John Malkovich often plays villains in his movies, but he got to be a real-life hero when he came to the rescue of a 77-year-old man who was bleeding on the street. According to a June 8 report by CBC News, the incident happened in Toronto, where Malkovich was starring in “The Giacomo Variations” at the Elgin Theatre.
Jim Walpole and his wife Marilyn are from Ohio, but they were visiting Toronto after completing a train trip across Canada. Their vacation almost ended in tragedy as they left a restaurant to return to their hotel — Jim tripped and fell, slashing his throat on some scaffolding as he hit the ground.
His wife was terrified that her husband had sliced his carotid artery or his jugular vein when she saw that he was spurting blood, and she quickly called for help. This is when John Malkovich came to the rescue, whipping off his scarf to apply pressure to the wound (who knew that stylish scarves could be lifesavers? Maybe hipsters aren’t so horrible after all).
The hotel doorman told CTV Toronto that Malkovich was outside smoking a cigarette at the time of the incident. So while smoking cigarettes is unhealthy and deadly, it’s possible that the actor’s smoke break might have saved Jim Walpole’s life. However, it’s important to point out that others also helped out in the situation — a doorman called 911, and restaurant owner Ben Quinn also came to the rescue.
This is what Quinn said of his encounter with Malkovich: “Malkovich turned and thanked me.

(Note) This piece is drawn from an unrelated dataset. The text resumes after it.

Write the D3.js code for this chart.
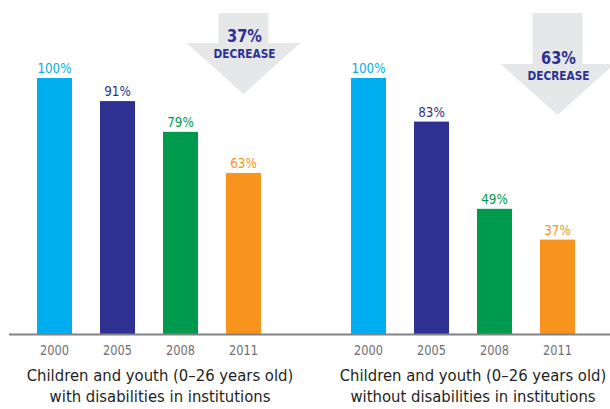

I thanked him. We couldn’t shake hands, I was covered in blood. He was just off, didn’t want any attention. He’s a gentleman and a compassionate person.” So it was just another exciting day in the life of being John Malkovich.
And this is what Jim Walpole said about the star: “I asked, ‘What’s your name?’ He said, ‘John.’ And I didn’t ask the last name ’cause I didn’t figure I’d remember it anyhow.”
The Walpoles will probably remember his name now, but they actually haven’t seen any of the actor’s movies! Perhaps they shouldn’t start out with “Con Air,” in which he plays baddie Cyrus “The Virus,” and “Dangerous Liaisons” probably also isn’t a good idea since he plays a devious womanizer. Malkovich also plays a villain in “In the Line of Fire” and “The Portrait of a Lady.” “Of Mice and Men” might be a safe bet, but it’s just so darn depressing. Maybe they’d get a good laugh out of “Burn After Reading” or “Being John Malkovich.”
Maybe Malkovich’s next movie should be a documentary about the health system in Canada. When Walpole expressed his fear about being sent to a county hospital, the actor reportedly reassured the man, “Listen, they got a really good (health care) system up here.”
Malkovich joins a long list of celebrity heroes that includes Ryan Gosling, who saved a woman from stepping out into traffic; Tom Cruise, who came to the aid of a hit-and-run victim and even paid her medical bills; Patrick Dempsey, who rescued a teen from a flipped-over car using a crowbar; and rapper T.I., who talked a suicidal man off of a ledge.
So isn’t it about time for someone to make a movie about celebrities moonlighting as secret superheroes?